The album starts with the title track “Steelhammer”, and right off the bat there’s crisp riffing, then Udo’s rough, unforgiving vocals, it’s an anthem-like track that will get you pumped for the rest of the 13 songs on the album. The next song slows down the pace a little, going into a rather hard-rock direction. “Metal Machine”, the first single and video off the album, I must admit I didn’t like it much when I heard it before listening to the entire release, it seemed a bit too linear. With this listen, it made more sense within the entire album, but I still would have chosen another song for the first video.

It was quite unusual to hear Udo singing in Spanish on “Basta Ya”, a faster song with some 80’s metal flavor, but I can tell he’s actually good at it, no awkward German accent there; I understand the guest vocalist on this song is Victor Garcia from WarCry. On a funny note, I guess that concludes part of my search for good Spanish metal.
As usual, we get a couple ballads on the album. Udo’s ballad singing style is heart wrenching, emotional and powerful. I’ve always loved his interpretation on such songs, it sounds like a mix of resignation, strength and candor. There’s something so sonically pleasing in how his rough voice is contrasting the sweet melodies carried by guitars, or, often in his ballads, by piano. Choruses are sustained by layered vocals and choirs, pretty much an U.D.O trademark. The ballads of the album are the short but sweet “Heavy Rain” and “When Love Becomes a Lie”.
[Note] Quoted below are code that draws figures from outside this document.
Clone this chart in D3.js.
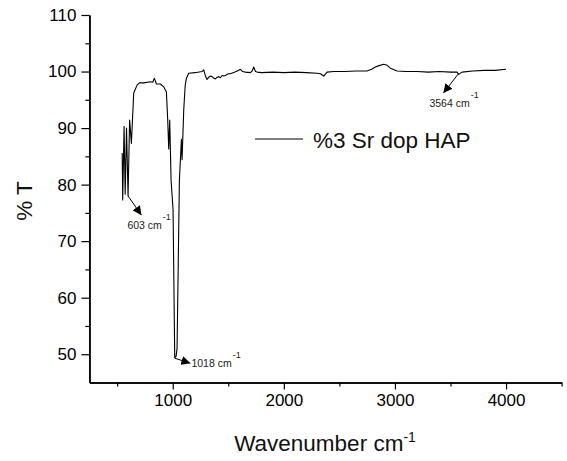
<!DOCTYPE html>
<html>
<head>
<meta charset="utf-8">
<script src="https://cdn.jsdelivr.net/npm/d3@7"></script>
<style>
  body { margin: 0; background: #fff; }
  text { font-family: Arial, "Liberation Sans", sans-serif; }
</style>
</head>
<body>
<div id="chart"></div>
<script>
// spectrum
var wavenumber = [545, 550, 562, 572, 584, 598, 612, 628, 649, 679, 700, 739, 799, 820, 835, 853, 889, 919, 943, 955, 964, 973, 985, 1003, 1018, 1030, 1039, 1060, 1069, 1078, 1084, 1099, 1112, 1123, 1144, 1200, 1264, 1279, 1295, 1309, 1325, 1340, 1354, 1370, 1384, 1400, 1415, 1429, 1445, 1460, 1474, 1500, 1519, 1560, 1590, 1609, 1630, 1654, 1699, 1715, 1729, 1745, 1760, 1800, 1900, 2000, 2100, 2200, 2299, 2330, 2359, 2389, 2450, 2550, 2650, 2749, 2790, 2824, 2851, 2899, 2930, 2959, 3019, 3100, 3200, 3300, 3400, 3500, 3559, 3574, 3604, 3700, 3800, 3900, 4000];
var transmittance = [85.6, 77.3, 90.3, 78.3, 90.0, 78.0, 91.4, 87.3, 96.2, 97.6, 98.0, 98.0, 98.2, 98.1, 98.8, 97.8, 97.8, 97.3, 96.4, 91.4, 86.3, 91.4, 80.8, 75.5, 49.4, 49.6, 51.0, 80.8, 84.4, 88.0, 84.4, 93.2, 97.5, 98.8, 99.7, 99.8, 100.0, 100.3, 99.2, 98.6, 99.0, 99.2, 99.1, 98.8, 98.7, 99.0, 99.1, 98.9, 99.3, 99.2, 99.3, 99.6, 99.6, 99.9, 100.2, 100.4, 100.0, 99.9, 99.8, 100.1, 100.8, 100.0, 99.9, 99.8, 99.9, 99.8, 99.9, 99.8, 99.7, 99.6, 99.2, 99.9, 100.0, 100.0, 100.1, 100.1, 100.4, 100.8, 101.0, 101.3, 101.1, 100.6, 100.1, 100.0, 100.0, 99.9, 100.0, 99.9, 99.9, 99.5, 99.9, 100.1, 100.2, 100.2, 100.4];

var xTicks = [1000, 2000, 3000, 4000];
var xMinor = [500, 1500, 2500, 3500, 4500];
var yTicks = [50, 60, 70, 80, 90, 100, 110];
var yMinor = [55, 65, 75, 85, 95, 105];

// peak labels: arrow from (wn, t) to (toWn, toT)
var peakLabels = ["603", "1018", "3564"];
var peakFrom = [[598, 78.0], [1018, 49.3], [3571, 99.6]];
var peakTo = [[718, 74.6], [1159, 48.4], [3436, 96.2]];

var seriesName = "%3 Sr dop HAP";

var w = 567, h = 461;
var x = d3.scaleLinear().domain([250, 4500]).range([89.4, 561.6]);
var y = d3.scaleLinear().domain([45, 110]).range([382.5, 15]);

var svg = d3.select("#chart").append("svg")
  .attr("width", w)
  .attr("height", h);

svg.append("defs").append("marker")
  .attr("id", "head")
  .attr("viewBox", "0 0 10 10")
  .attr("refX", 10)
  .attr("refY", 5)
  .attr("markerWidth", 9)
  .attr("markerHeight", 9)
  .attr("markerUnits", "userSpaceOnUse")
  .attr("orient", "auto")
  .append("path")
  .attr("d", "M0,0 L10,5 L0,10 Z")
  .attr("fill", "#000");

// axes (minor ticks in their own groups so they don't replace the labelled ones)
var xAxis = d3.axisBottom(x).tickValues(xTicks).tickFormat(d3.format("d")).tickSize(7).tickSizeOuter(0).tickPadding(4);
var xAxisMinor = d3.axisBottom(x).tickValues(xMinor).tickSize(4).tickFormat("").tickSizeOuter(0);
var yAxis = d3.axisLeft(y).tickValues(yTicks).tickFormat(d3.format("d")).tickSize(8).tickSizeOuter(0).tickPadding(5);
var yAxisMinor = d3.axisLeft(y).tickValues(yMinor).tickSize(4).tickFormat("").tickSizeOuter(0);

svg.append("g").attr("transform", "translate(0," + y(45) + ")").call(xAxisMinor);
svg.append("g").attr("transform", "translate(0," + y(45) + ")").call(xAxis);
svg.append("g").attr("transform", "translate(" + x(250) + ",0)").call(yAxisMinor);
svg.append("g").attr("transform", "translate(" + x(250) + ",0)").call(yAxis);

svg.selectAll(".domain").attr("stroke", "#000").attr("stroke-width", 1.5);
svg.selectAll(".tick line").attr("stroke", "#000").attr("stroke-width", 1.2);
svg.selectAll(".tick text")
  .attr("font-size", "17px")
  .attr("fill", "#000")
  .attr("font-family", "Arial, 'Liberation Sans', sans-serif");

// spectrum
var line = d3.line()
  .x(function(d, i) { return x(wavenumber[i]); })
  .y(function(d) { return y(d); });

svg.append("path")
  .datum(transmittance)
  .attr("d", line)
  .attr("fill", "none")
  .attr("stroke", "#000")
  .attr("stroke-width", 1.1)
  .attr("stroke-linejoin", "round");

// peak arrows and labels
for (var k = 0; k < peakLabels.length; k++) {
  var x1 = x(peakFrom[k][0]), y1 = y(peakFrom[k][1]);
  var x2 = x(peakTo[k][0]), y2 = y(peakTo[k][1]);
  svg.append("line")
    .attr("x1", x1).attr("y1", y1)
    .attr("x2", x2).attr("y2", y2)
    .attr("stroke", "#000")
    .attr("stroke-width", 1)
    .attr("marker-end", "url(#head)");

  var tx, ty;
  if (k == 1) { tx = x2 + 1; ty = y2 + 4; }
  else { tx = x2 - 14; ty = y2 + 14; }
  var t = svg.append("text")
    .attr("x", tx).attr("y", ty)
    .attr("font-size", "10.5px")
    .attr("fill", "#222");
  t.append("tspan").text(peakLabels[k] + " cm");
  t.append("tspan").attr("dy", -9).attr("dx", 1).attr("font-size", "9px").text("-1");
}

// legend
svg.append("line")
  .attr("x1", 255).attr("x2", 303)
  .attr("y1", 139).attr("y2", 139)
  .attr("stroke", "#000")
  .attr("stroke-width", 1.1);
svg.append("text")
  .attr("x", 313).attr("y", 148)
  .attr("font-size", "22.5px")
  .attr("fill", "#111")
  .text(seriesName);

// axis titles
var xt = svg.append("text")
  .attr("x", 325).attr("y", 451)
  .attr("text-anchor", "middle")
  .attr("font-size", "22.5px")
  .attr("fill", "#111");
xt.append("tspan").text("Wavenumber cm");
xt.append("tspan").attr("dy", -9).attr("font-size", "14px").text("-1");

svg.append("text")
  .attr("transform", "translate(32,201) rotate(-90)")
  .attr("text-anchor", "middle")
  .attr("font-size", "22.5px")
  .attr("fill", "#111")
  .text("% T");
</script>
</body>
</html>
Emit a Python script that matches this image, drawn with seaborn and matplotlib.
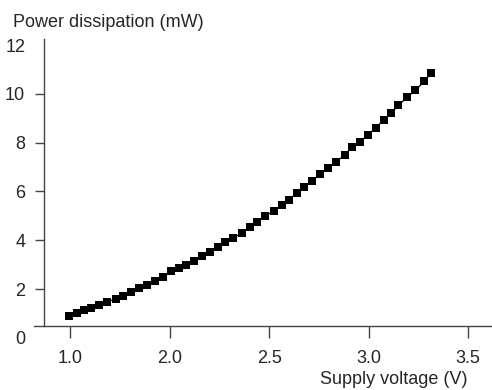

The second half of the album flows in the same direction it started, fast - with “Devil’s Bite”- and faster - with “Death Ride”, both melodic and as heavy as they can be. We have great choruses, crunchy riffs, heavily pounding rhythms. Despite his distinctive raspy voice, Udo’s quite a versatile singer and he lets that show occasionally with “cleaner” moments. One of my very favorite songs on the album is “Stay True”, it’s got the old-school sound, catchy riffing and a more modern twist in the bridge, then there comes a great anthem-quality chorus. The album ends in a somewhat unexpected note: “Book of Faith” leaves aside the traditional metal riffing and begins with a rather smooth jazz moment, only to evolve into a heavy rock direction with some added orchestral elements that make the end sound truly epic and bombastic.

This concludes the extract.